Laidlaw also indicated this heat should continue on into the fall. So it isn’t necessarily a short season, just a late one.
The big question many people tend to ask when confronted with evidence their local temperatures actually are decreasing is, “Isn’t this supposed to be the age of global warming?”
According to Laidlaw, the 1961-1990 normals suggest the overall average temperature for the year was 3.2 degrees while the 1971-2000 normals suggest the mean of 3.5 degrees.
This indicates an overall rise in temperature by 0.3 degrees. So it is a change—even if it is minute. But he said this is typically how these shifts show up.
He noted the widely-publicized “global warming” statistics are highly dramatized and everyone has to remember that it is at a global level. So our 0.3 degree upward shift is only a part of the worldwide scale.
As well, it’s essential that people are aware these also are model projections.
“It is very similar to people who are predicting the performance of mutual funds,” Laidlaw explained. “Now the guy who wants you to buy the ‘XYZ’ fund is going to show what it has been doing over the last ump-teen years.
“But if he really wants you to buy, he’s going to show you its best performance graph. But whenever you go back and read the fine print at the bottom, bottom, bottom, it will say ‘past performance is no guarantee of future results.’
“So with all of these projections, it is saying if everything stays the same—there is no change in anything that is going on—then that is probably what will happen.
“Basically, if ‘X’, ‘X’, ‘X’, ‘X,’ ‘X,’ ‘X’—if all of these things stay the exact same, then most likely this will happen,” Laidlaw laughed. “But it’s hard to sell something like that.
“The big thing to remember is that both the deniers and the Chicken Littles are puffing up their cases to sell you on something that is primarily to their benefit,” he reminded.

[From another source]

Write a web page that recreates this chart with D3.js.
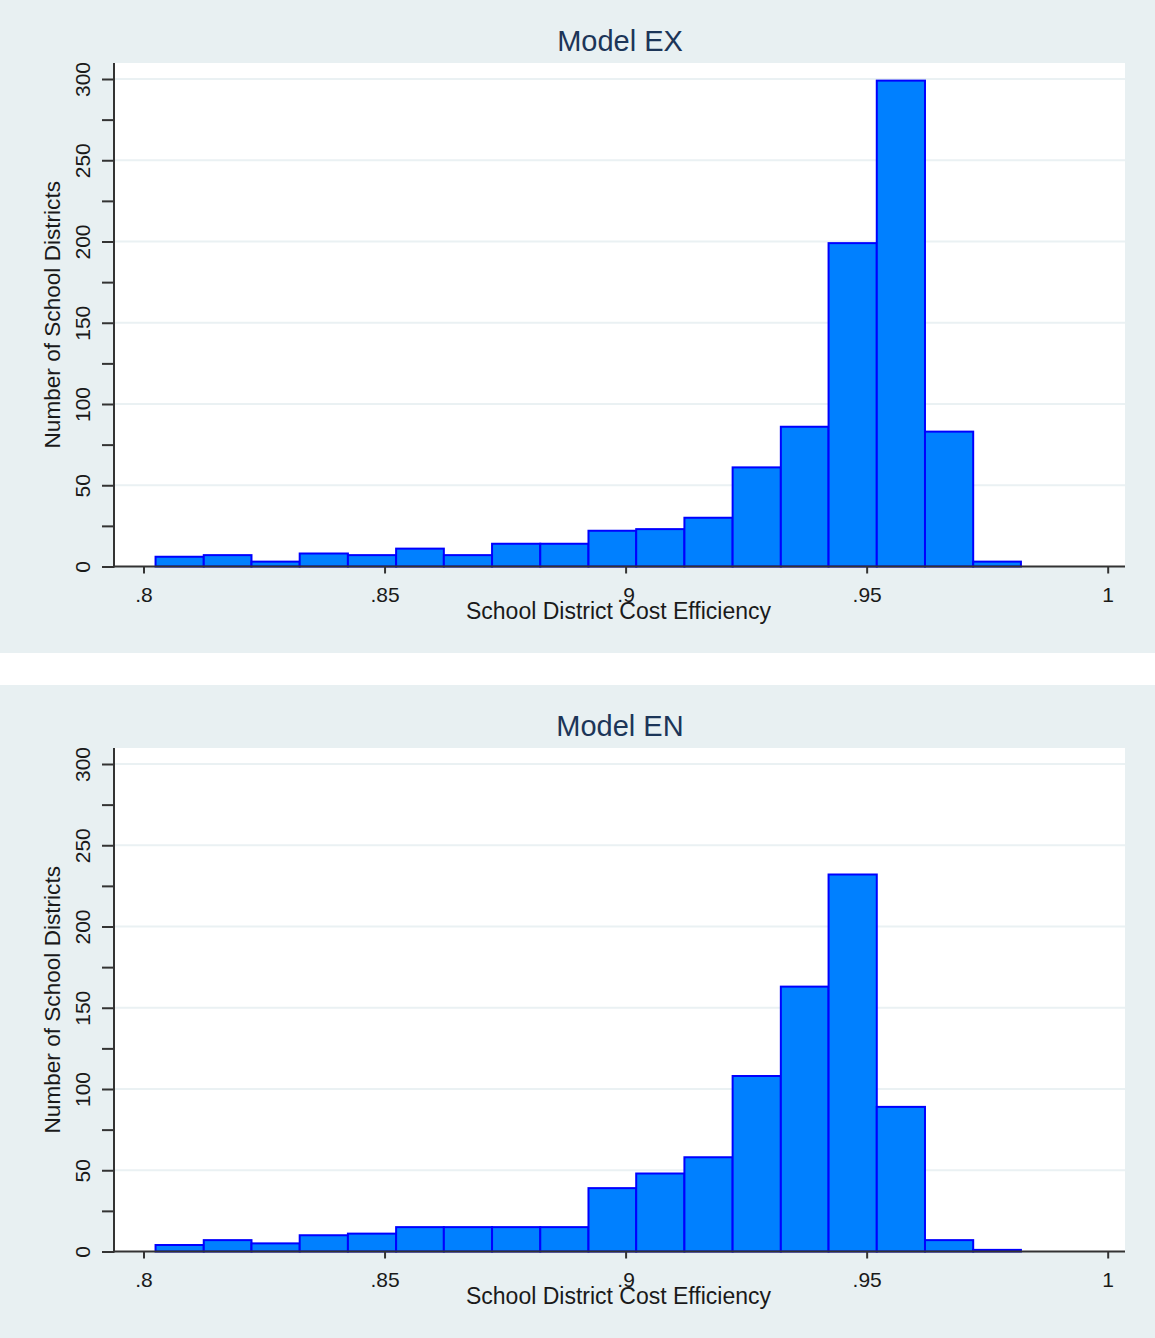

As for what the future holds, Laidlaw said we just don’t know for sure.
“It could turn out that it warms up overall much more than the most dire [global warming] predictions; it could be that we’ve already hit the peak and are starting into a cooling trend.
“The most probable outcome is that the mean temperature of the Earth will continue to rise if nothing else changes for a while yet,” he said.
“We all would like to have our science in nice, neat little boxes—this one doesn’t come that way,” Laidlaw stressed. “It’s messy, sloppy, and it’s got a lot of ‘well, if . . .’ going down.”